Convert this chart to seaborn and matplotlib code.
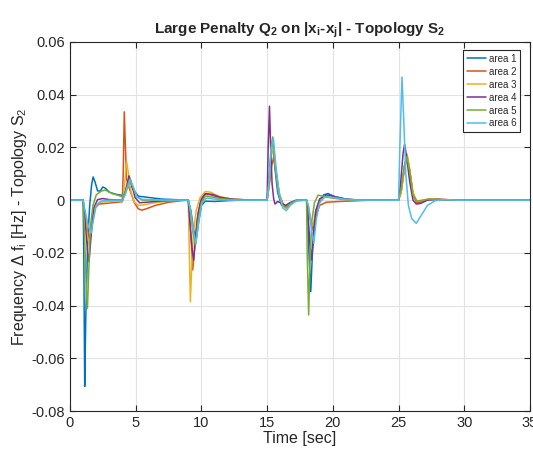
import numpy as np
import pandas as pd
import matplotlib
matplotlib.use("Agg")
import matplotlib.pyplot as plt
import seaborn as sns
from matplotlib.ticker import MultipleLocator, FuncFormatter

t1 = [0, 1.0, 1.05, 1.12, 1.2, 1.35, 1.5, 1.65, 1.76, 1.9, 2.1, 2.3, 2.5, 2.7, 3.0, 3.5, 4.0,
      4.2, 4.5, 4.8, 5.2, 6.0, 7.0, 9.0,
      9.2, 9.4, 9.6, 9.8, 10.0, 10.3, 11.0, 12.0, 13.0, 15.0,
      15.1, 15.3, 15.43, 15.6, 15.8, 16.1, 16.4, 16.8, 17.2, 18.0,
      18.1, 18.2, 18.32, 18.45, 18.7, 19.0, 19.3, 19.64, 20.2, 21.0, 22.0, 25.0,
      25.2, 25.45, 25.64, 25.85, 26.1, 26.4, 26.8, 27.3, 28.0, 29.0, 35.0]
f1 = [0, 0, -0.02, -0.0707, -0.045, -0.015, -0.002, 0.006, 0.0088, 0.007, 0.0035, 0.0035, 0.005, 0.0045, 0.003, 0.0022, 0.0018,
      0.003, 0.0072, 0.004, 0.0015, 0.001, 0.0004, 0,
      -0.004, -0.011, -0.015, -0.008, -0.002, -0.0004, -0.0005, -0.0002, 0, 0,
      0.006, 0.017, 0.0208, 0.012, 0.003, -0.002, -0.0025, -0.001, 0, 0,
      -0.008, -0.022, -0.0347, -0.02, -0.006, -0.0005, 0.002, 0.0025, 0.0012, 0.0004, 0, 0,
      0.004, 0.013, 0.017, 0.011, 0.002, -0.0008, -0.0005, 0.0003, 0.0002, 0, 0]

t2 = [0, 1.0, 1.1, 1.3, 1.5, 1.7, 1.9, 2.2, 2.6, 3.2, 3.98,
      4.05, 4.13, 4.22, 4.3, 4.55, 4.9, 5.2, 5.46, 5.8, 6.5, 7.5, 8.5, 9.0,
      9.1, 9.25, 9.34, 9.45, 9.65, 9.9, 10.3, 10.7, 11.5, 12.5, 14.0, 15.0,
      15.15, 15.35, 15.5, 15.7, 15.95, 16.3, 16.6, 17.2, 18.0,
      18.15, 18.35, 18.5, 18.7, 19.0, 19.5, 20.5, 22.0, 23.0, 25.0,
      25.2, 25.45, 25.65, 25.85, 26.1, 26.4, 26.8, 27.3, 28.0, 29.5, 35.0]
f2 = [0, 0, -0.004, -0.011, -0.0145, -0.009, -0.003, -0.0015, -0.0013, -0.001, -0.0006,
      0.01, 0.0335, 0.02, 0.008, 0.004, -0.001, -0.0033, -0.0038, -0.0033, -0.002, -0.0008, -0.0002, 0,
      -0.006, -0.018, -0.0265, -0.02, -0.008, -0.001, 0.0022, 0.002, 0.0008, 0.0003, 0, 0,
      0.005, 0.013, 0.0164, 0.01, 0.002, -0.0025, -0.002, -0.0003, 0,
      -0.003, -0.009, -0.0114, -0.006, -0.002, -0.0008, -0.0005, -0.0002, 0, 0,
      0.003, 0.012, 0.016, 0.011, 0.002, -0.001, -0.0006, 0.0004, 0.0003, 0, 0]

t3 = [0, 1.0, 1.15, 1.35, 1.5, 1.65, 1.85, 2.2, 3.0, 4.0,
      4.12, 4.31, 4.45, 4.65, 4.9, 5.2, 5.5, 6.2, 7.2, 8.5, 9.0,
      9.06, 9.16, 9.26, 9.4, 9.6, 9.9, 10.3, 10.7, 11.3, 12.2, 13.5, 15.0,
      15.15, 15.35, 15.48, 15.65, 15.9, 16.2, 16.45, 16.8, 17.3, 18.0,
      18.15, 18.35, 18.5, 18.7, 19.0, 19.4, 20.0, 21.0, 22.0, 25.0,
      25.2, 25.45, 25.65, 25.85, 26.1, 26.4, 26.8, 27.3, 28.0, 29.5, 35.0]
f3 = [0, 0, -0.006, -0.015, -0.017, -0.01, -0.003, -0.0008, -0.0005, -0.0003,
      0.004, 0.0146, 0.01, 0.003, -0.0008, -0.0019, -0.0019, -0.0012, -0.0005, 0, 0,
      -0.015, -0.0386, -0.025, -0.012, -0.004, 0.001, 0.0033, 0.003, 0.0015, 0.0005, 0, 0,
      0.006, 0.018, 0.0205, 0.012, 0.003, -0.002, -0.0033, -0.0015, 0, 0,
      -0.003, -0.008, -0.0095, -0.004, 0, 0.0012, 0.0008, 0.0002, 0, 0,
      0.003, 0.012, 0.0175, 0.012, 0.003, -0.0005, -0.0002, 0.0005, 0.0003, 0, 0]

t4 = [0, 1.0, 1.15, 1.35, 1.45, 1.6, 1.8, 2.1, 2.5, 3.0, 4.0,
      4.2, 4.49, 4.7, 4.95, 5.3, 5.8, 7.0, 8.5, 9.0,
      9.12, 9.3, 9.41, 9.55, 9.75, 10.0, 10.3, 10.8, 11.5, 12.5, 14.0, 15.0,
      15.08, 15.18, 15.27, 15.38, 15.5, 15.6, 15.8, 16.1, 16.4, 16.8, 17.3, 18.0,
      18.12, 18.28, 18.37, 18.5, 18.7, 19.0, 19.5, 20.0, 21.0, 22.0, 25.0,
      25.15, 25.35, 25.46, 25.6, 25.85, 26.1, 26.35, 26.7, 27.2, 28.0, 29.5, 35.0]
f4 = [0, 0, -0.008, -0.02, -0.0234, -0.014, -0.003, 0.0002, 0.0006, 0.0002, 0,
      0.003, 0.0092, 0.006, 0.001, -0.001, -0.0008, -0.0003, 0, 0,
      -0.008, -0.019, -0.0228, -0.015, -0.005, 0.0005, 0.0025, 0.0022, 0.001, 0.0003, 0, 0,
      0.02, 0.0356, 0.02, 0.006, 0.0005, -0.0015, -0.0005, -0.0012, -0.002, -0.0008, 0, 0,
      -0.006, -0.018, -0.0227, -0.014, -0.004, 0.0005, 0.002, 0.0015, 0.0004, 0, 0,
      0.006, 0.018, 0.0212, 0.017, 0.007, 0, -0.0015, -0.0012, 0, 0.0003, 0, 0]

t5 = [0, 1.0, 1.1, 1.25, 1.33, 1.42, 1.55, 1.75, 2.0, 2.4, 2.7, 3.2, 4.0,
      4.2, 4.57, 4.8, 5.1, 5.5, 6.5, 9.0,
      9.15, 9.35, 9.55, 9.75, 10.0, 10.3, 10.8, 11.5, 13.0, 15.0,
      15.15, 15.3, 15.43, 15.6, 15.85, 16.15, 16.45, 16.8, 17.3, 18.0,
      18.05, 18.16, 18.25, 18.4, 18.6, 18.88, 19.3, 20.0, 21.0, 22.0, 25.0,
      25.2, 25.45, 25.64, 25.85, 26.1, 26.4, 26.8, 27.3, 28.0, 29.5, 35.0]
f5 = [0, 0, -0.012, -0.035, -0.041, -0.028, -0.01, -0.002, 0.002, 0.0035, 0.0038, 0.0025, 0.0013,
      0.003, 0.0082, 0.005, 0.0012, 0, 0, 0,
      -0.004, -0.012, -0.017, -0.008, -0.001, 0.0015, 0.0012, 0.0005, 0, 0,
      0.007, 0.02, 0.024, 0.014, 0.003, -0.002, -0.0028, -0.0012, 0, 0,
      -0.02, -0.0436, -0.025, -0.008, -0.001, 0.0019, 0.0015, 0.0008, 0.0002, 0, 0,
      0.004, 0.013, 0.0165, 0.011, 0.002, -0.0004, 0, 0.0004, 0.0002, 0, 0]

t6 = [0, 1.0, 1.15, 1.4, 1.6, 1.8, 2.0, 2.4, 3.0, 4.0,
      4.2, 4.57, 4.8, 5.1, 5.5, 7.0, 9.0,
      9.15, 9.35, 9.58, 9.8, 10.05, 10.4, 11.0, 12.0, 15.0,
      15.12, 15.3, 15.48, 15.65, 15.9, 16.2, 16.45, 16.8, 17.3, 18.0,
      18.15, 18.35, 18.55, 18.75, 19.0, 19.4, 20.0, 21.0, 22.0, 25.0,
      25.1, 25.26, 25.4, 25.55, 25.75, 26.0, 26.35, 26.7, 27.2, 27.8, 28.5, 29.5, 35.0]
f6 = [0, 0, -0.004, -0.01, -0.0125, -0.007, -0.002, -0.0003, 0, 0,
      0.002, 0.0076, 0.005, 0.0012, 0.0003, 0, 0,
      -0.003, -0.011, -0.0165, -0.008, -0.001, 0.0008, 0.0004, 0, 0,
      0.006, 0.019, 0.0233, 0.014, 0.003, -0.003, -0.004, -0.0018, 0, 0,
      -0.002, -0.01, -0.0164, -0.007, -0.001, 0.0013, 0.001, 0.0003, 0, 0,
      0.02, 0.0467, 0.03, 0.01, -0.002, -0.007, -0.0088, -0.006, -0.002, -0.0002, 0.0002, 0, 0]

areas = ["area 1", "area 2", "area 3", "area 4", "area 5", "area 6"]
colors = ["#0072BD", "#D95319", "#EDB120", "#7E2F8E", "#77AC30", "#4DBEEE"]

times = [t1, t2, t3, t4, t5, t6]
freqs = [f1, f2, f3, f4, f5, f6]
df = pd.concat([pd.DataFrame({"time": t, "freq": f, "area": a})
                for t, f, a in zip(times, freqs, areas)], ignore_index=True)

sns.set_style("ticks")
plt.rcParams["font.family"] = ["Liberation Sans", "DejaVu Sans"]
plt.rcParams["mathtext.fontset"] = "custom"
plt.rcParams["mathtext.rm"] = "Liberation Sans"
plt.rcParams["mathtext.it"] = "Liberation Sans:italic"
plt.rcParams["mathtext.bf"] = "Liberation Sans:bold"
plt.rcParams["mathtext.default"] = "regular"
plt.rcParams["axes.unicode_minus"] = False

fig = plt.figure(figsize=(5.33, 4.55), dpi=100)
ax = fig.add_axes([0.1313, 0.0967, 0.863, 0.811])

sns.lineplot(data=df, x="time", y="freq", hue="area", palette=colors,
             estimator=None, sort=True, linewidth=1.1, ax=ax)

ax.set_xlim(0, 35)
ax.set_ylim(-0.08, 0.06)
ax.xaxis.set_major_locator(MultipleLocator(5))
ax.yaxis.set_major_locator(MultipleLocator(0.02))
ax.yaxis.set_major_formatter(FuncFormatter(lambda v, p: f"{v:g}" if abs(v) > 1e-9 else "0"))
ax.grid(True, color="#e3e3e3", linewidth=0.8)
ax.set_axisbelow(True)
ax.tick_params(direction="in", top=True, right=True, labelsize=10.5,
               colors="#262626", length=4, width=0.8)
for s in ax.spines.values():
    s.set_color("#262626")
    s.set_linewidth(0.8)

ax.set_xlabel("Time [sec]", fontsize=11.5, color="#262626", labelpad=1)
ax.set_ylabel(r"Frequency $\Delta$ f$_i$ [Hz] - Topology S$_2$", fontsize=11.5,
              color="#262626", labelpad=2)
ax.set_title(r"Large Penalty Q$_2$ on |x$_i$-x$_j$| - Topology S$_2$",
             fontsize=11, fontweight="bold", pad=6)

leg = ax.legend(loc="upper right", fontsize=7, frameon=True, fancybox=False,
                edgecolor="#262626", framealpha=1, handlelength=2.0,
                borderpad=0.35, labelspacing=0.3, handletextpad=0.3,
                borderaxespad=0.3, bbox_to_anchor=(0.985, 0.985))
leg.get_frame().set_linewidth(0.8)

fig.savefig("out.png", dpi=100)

......

### Given problem
Give again, exactly, the lines from the start of the data through the one holding "from matplotlib.ticker import"; omit the pictures.

### Exercise output
Convert this chart to seaborn and matplotlib code.
import numpy as np
import pandas as pd
import matplotlib
matplotlib.use("Agg")
import matplotlib.pyplot as plt
import seaborn as sns
from matplotlib.ticker import MultipleLocator, FuncFormatter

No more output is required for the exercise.